2. “Have you considered this blind spot?”

  • Why it works: Everyone hates missing something important. This line activates a “loss aversion” instinct.

  • Where to use: Consulting, security, or analytics solutions—anywhere a missed detail could be costly.

  • Risk: Overused phrasing (“blind spot”) can blend in unless the email proves its value quickly.

3. “The thing your competitors don’t want you to know”

  • Why it works: Classic curiosity hook with a competitive edge. Appeals to FOMO and rivalry.

  • Where to use: B2B software or services with a clear competitive differentiator.

  • Risk: Needs substance. If the “thing” isn’t impressive, it can come off as clickbait.

The Strength of Clarity

Clarity subject lines earn opens by making the value obvious. They respect the reader’s time and signal professionalism.

4. “Cut cloud costs by 30% in 90 days”

  • Why it works: Numbers, timeframes, and outcomes. Clear ROI at a glance.

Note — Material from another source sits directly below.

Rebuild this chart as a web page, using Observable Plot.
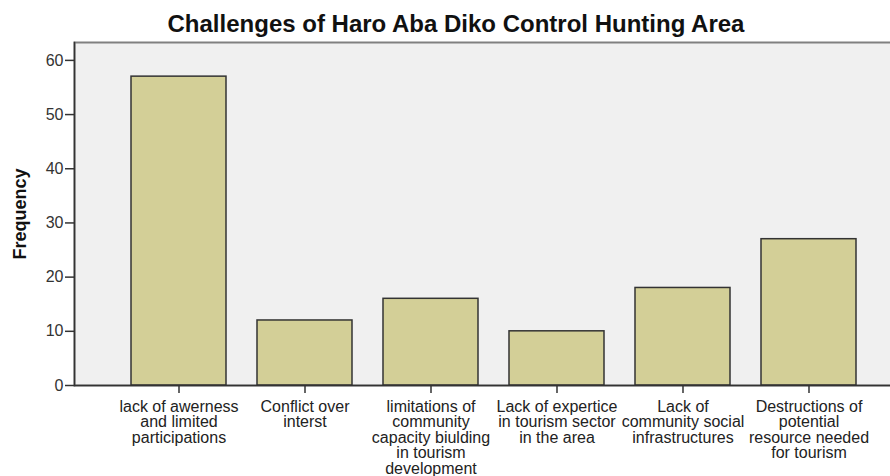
<!DOCTYPE html>
<html>
<head>
<meta charset="utf-8">
<script src="https://cdn.jsdelivr.net/npm/d3@7"></script>
<script src="https://cdn.jsdelivr.net/npm/@observablehq/plot@0.6"></script>
<style>
  html, body { margin: 0; padding: 0; background: #fff; overflow: hidden; width: 890px; height: 476px; }
  #title { height: 40px; position: relative; width: 912px; }
  #title span { position: absolute; left: 0; right: 0; top: 10px; font-family: "Liberation Sans", Arial, sans-serif; font-weight: bold; font-size: 24px; line-height: 28px; color: #111; text-align: center; white-space: nowrap; }
  #chart { width: 895px; }
  #chart svg { display: block; max-width: none !important; }
</style>
</head>
<body>
<div id="title"><span>Challenges of Haro Aba Diko Control Hunting Area</span></div>
<div id="chart"></div>
<script>
const categories = [
  "lack of awerness\nand limited\nparticipations",
  "Conflict over\ninterst",
  "limitations of\ncommunity\ncapacity biulding\nin tourism\ndevelopment",
  "Lack of expertice\nin tourism sector\nin the area",
  "Lack of\ncommunity social\ninfrastructures",
  "Destructions of\npotential\nresource needed\nfor tourism"
];
const frequencies = [57, 12, 16, 10, 18, 27];
const yTicks = [0, 10, 20, 30, 40, 50, 60];

const data = categories.map((c, i) => ({category: c, frequency: frequencies[i]}));

const chart = Plot.plot({
  width: 895,
  height: 436,
  marginTop: 2,
  marginBottom: 91,
  marginLeft: 74,
  marginRight: 0,
  style: { fontFamily: "Liberation Sans, Arial, sans-serif", background: "transparent", overflow: "visible", maxWidth: "none" },
  x: {
    domain: categories,
    paddingInner: 0.246,
    paddingOuter: 0,
    insetLeft: 57,
    insetRight: 39,
    round: false,
    label: null
  },
  y: {
    domain: [0, 63.3],
    ticks: yTicks,
    label: null
  },
  marks: [
    Plot.frame({fill: "#f0f0f0", stroke: "#808080", strokeWidth: 2}),
    Plot.barY(data, {x: "category", y: "frequency", fill: "#d3cf97", stroke: "#333", strokeWidth: 1.5}),
    Plot.frame({anchor: "left", stroke: "#333", strokeWidth: 1.5}),
    Plot.ruleY([0], {stroke: "#333", strokeWidth: 1.5}),
    Plot.axisY({ticks: yTicks, tickSize: 9, tickPadding: 2, fontSize: 16, color: "#333", stroke: "#333", strokeWidth: 1.5, label: null}),
    Plot.axisX({tickSize: 8, tickPadding: 7, fontSize: 16, lineHeight: 0.97, color: "#222", stroke: "#333", strokeWidth: 1.5, label: null, textOverflow: null}),
    Plot.text(["Frequency"], {frameAnchor: "left", dx: -54, rotate: -90, textAnchor: "middle", fontSize: 18, fontWeight: "bold", fill: "#111"})
  ]
});
document.getElementById("chart").appendChild(chart);
</script>
</body>
</html>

  • Where to use: For CFOs, CTOs, or anyone who is budget-driven. This gets straight to the point.

  • Risk: Aggressive claims require proof. Without credibility, it can sound too good to be true.

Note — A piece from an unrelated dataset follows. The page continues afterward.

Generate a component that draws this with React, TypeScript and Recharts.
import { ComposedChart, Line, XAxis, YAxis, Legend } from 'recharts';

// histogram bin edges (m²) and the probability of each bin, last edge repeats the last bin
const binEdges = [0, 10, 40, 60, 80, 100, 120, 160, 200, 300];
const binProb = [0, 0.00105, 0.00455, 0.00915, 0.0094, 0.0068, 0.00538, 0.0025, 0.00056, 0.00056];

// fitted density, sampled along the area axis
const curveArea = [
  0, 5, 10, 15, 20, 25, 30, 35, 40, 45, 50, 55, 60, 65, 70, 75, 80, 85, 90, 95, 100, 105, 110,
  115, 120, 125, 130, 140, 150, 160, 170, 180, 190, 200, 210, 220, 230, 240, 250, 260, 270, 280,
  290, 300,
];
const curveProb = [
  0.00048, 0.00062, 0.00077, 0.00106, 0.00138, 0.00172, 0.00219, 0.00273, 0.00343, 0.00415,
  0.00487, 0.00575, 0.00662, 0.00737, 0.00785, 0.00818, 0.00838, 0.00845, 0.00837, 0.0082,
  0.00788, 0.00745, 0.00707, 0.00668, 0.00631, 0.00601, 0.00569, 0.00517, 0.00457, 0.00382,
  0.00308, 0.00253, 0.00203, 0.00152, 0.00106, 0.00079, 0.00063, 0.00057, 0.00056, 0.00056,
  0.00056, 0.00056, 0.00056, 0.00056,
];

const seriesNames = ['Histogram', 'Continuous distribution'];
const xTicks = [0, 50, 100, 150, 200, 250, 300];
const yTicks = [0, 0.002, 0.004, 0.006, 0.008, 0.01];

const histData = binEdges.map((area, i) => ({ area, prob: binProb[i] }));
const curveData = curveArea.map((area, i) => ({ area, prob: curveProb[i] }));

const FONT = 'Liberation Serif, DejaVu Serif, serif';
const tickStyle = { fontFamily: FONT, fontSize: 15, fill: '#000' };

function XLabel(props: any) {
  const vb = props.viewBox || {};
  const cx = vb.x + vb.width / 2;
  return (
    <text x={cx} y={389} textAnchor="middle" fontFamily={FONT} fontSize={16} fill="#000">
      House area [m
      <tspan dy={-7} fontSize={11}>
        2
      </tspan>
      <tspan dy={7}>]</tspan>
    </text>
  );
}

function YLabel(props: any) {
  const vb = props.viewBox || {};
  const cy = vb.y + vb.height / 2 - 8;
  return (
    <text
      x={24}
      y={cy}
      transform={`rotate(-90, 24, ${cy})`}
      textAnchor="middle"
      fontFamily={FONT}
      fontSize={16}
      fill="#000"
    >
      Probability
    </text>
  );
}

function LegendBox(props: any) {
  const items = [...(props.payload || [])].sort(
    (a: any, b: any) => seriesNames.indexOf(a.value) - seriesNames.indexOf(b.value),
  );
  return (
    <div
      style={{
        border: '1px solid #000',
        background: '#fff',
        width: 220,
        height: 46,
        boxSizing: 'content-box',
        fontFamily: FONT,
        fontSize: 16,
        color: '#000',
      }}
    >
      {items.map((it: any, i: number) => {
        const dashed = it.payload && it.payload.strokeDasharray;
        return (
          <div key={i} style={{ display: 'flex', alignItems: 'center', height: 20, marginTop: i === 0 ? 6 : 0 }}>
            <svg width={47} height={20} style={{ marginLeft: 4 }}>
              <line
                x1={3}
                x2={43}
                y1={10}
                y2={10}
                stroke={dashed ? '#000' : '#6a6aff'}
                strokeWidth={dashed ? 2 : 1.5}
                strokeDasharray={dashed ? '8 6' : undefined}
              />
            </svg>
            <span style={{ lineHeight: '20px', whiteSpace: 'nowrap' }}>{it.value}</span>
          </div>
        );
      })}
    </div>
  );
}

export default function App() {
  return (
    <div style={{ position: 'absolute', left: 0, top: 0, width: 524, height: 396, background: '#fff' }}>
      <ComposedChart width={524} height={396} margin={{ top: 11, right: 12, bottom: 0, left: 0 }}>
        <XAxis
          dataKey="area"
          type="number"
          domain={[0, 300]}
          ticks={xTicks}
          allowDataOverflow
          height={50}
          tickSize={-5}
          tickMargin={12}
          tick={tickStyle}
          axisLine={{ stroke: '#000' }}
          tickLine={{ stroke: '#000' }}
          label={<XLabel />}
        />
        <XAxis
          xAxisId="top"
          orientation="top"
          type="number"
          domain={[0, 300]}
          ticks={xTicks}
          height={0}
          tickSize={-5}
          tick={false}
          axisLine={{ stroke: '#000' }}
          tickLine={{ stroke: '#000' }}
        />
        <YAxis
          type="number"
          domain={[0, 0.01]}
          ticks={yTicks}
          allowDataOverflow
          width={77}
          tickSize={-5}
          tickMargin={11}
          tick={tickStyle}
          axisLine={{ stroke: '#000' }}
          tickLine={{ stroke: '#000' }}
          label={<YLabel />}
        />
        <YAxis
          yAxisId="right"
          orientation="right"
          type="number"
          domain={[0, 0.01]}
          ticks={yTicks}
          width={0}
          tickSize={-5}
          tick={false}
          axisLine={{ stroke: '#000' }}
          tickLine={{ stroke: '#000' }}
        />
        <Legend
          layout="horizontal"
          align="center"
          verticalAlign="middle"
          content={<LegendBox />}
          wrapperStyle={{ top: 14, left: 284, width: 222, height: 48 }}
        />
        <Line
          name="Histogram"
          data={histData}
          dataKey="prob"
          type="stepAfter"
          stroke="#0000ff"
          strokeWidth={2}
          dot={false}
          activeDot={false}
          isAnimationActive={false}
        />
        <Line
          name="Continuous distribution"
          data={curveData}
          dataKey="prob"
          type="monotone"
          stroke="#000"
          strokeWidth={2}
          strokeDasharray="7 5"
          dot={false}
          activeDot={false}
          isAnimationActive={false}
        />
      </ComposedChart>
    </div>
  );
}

5. “Hiring backend engineers? We can help.”

  • Why it works: Direct alignment with a real problem. No fluff, just a solution.

  • Where to use: Recruiting, staffing, or outsourcing services targeting companies in growth mode.

  • Risk: Less exciting than curiosity-driven subject lines. It wins on relevance, not creativity.

6. “SOC 2 compliance without the headaches”

  • Why it works: Puts a painful process in the spotlight and offers relief. Clear, outcome-driven.

  • Where to use: Security, compliance, or SaaS platforms that simplify regulated processes.

  • Risk: Works best only if the audience is actively in that compliance cycle.

So, Which Wins?

The answer isn’t curiosity or clarity—it’s curiosity and clarity in balance. In practice:

  • Use curiosity when:

    • You’re targeting prospects who aren’t actively shopping.

    • Your goal is to spark a conversation, not pitch immediately.

    • You’re confident your email body quickly delivers on the tease.

  • Use clarity when:

    • Your target is time-starved executives.

    • You’re making a hard business case.

    • You’re closer to purchase decisions (late-funnel conversations).

How to Test Effectively

Testing subject lines isn’t just about A/B split opens—it’s about the context:

  1. Segment by persona. A curious subject may get a mid-level manager to bite, while the CFO wants clarity.

  2. Pair with preview text. If your subject line teases, the preview should hint at the value.

  3. Watch replies, not just opens. A high open rate doesn’t always equal quality leads. Track which subject lines lead to meaningful conversations.

  4. Iterate quickly. Test two subject lines per campaign, learn, and refine.

Final Word

Subject lines are less about being clever and more about being deliberate. The best cold emailers don’t fall in love with one style; they treat curiosity and clarity as tools in a kit, pulling out the right one for the right job.